Written by Rick Remender, illustrated by James Harren, colored by Matt Hollingsworth, lettered by Rus Wooton, edited by Sebastian Girner, published by Image Comics. Even though Opeña is taking a break over the next few issues, when I found the newest issue of the spectacular Seven to Eternity sitting in my pull, my heartbeat increased because I knew Remender had left us in good hands with James Harren. You might remember from a few weeks ago that I gushed over Harren’s art on the incredibly fun Rumble (written by John Arcudi), where he drew some amazing monsters and brought to life one badass scarecrow god. I can think of no better title for him to follow up on than the Donist World Darling Seven to Eternity.

This month, we split from Adam Osidis and the Mud King in order to follow the rest of the Mosak crew who recently joined with Adam’s daughter, Katie, a woman with a mysterious ability to control animals. Katie has tracked her father only to find the Mosak surrounding the fallen Jevalia who is losing herself to the will of the swamp Adam left her to die in. The situation is dire.

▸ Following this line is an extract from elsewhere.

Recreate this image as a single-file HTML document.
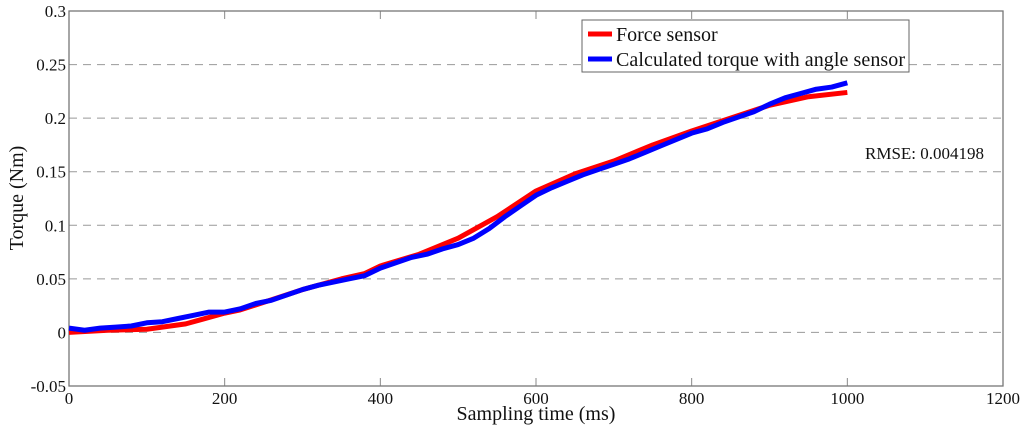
<!DOCTYPE html>
<html><head><meta charset="utf-8"><style>
body{margin:0;background:#fff}
svg text{font-family:"Liberation Serif",serif;fill:#111}
</style></head><body>
<svg id="c" width="1024" height="434" xmlns="http://www.w3.org/2000/svg"></svg>
<script>
const xTicks=[0,200,400,600,800,1000,1200];
const yTicks=[-0.05,0,0.05,0.1,0.15,0.2,0.25,0.3];
const yTickLabels=["-0.05","0","0.05","0.1","0.15","0.2","0.25","0.3"];
const redT=[0,50,100,150,170,200,220,250,300,350,380,400,450,500,550,600,650,700,750,800,850,900,950,1000];
const redV=[0,0.002,0.003,0.008,0.012,0.018,0.021,0.028,0.040,0.050,0.055,0.062,0.073,0.088,0.108,0.132,0.148,0.160,0.175,0.188,0.200,0.212,0.220,0.224];
const blueT=[0,20,40,60,80,100,120,140,160,180,200,220,240,260,280,300,320,340,360,380,400,420,440,460,480,500,520,540,560,580,600,620,640,660,680,700,720,740,760,780,800,820,840,860,880,900,920,940,960,980,1000];
const blueV=[0.004,0.002,0.004,0.005,0.006,0.009,0.010,0.013,0.016,0.019,0.019,0.022,0.027,0.030,0.035,0.040,0.044,0.047,0.050,0.053,0.060,0.065,0.070,0.073,0.078,0.082,0.088,0.097,0.108,0.118,0.128,0.135,0.141,0.147,0.152,0.157,0.162,0.168,0.174,0.180,0.186,0.190,0.196,0.201,0.206,0.213,0.219,0.223,0.227,0.229,0.233];
const L=69,R=1003,T=11,B=386;
const sx=v=>L+(v-0)/1200*(R-L);
const sy=v=>B-(v+0.05)/0.35*(B-T);
const svg=document.getElementById('c');
const NS='http://www.w3.org/2000/svg';
function mk(tag,attrs,txt){const e=document.createElementNS(NS,tag);for(const k in attrs)e.setAttribute(k,attrs[k]);if(txt!==undefined)e.textContent=txt;svg.appendChild(e);return e;}
yTicks.forEach((v,i)=>{
  if(i>0&&i<yTicks.length-1){
    const g=mk('line',{x1:L,x2:R,y1:sy(v),y2:sy(v),stroke:'#999','stroke-dasharray':'8,6','stroke-width':1});
    
    
  }
  const t=mk('text',{x:L-3,y:sy(v)+6,'text-anchor':'end','font-size':17},yTickLabels[i]);
  
  
});
xTicks.forEach(v=>{
  mk('line',{x1:sx(v),x2:sx(v),y1:B,y2:B-8,stroke:'#888'});
  mk('line',{x1:sx(v),x2:sx(v),y1:T,y2:T+8,stroke:'#888'});
  const t=mk('text',{x:sx(v),y:404,'text-anchor':'middle','font-size':17},String(v));
  
  
});
const fr=mk('rect',{x:L,y:T,width:R-L,height:B-T,fill:'none',stroke:'#777','stroke-width':1.3});


function line(ts,vs,col,name){
  const p=mk('polyline',{points:ts.map((t,i)=>sx(t)+','+sy(vs[i])).join(' '),fill:'none',stroke:col,'stroke-width':5,'stroke-linejoin':'round'});
  
  
}
line(redT,redV,'#f00','force-sensor-line');
line(blueT,blueV,'#00f','calculated-torque-line');
const lg=mk('rect',{x:582,y:20,width:327,height:52,fill:'#fff',stroke:'#666'});


mk('line',{x1:588,x2:612,y1:34,y2:34,stroke:'#f00','stroke-width':5});
mk('line',{x1:588,x2:612,y1:59,y2:59,stroke:'#00f','stroke-width':5});
const l1=mk('text',{x:616,y:41,'font-size':20},'Force sensor');


const l2=mk('text',{x:616,y:66,'font-size':20,textLength:289},'Calculated torque with angle sensor');


const rm=mk('text',{x:865,y:159,'font-size':17},'RMSE: 0.004198');


const xt=mk('text',{x:536,y:420,'text-anchor':'middle','font-size':20},'Sampling time (ms)');


const yt=mk('text',{x:0,y:0,'text-anchor':'middle','font-size':20,transform:'translate(23,198) rotate(-90)'},'Torque (Nm)');


</script>
</body></html>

Remender continues to do no wrong with any of his many heavenly series and Seven to Eternity has quickly become my favorite of the favorites. The story is not hurt in the slightest with guest-artist Harren, who is a great fit to this epic fantasy series. In fact, I would LOVE it if Remender and Harren created a prequel Seven to Eternity mini-series to immerse their readers in as we continue to move forward in this dire yet gorgeous world. You can catch up on this amazing series with the first trade, which will definitely leave you hungry for more more more. Dang, this series is out of this world.


Slice into the Woods

POTUS #45 Continues to Embarrass the USA - I am dreadfully late, but just wanted to point out how #45 finally got some dreamy man-on-man-on-man time with Putin and Tillerson this week in a behind-closed-doors meeting that was supposed to last 30 minutes but actually went on for more than 120 minutes. God, Stupid Watergate just continues to go on and on and on.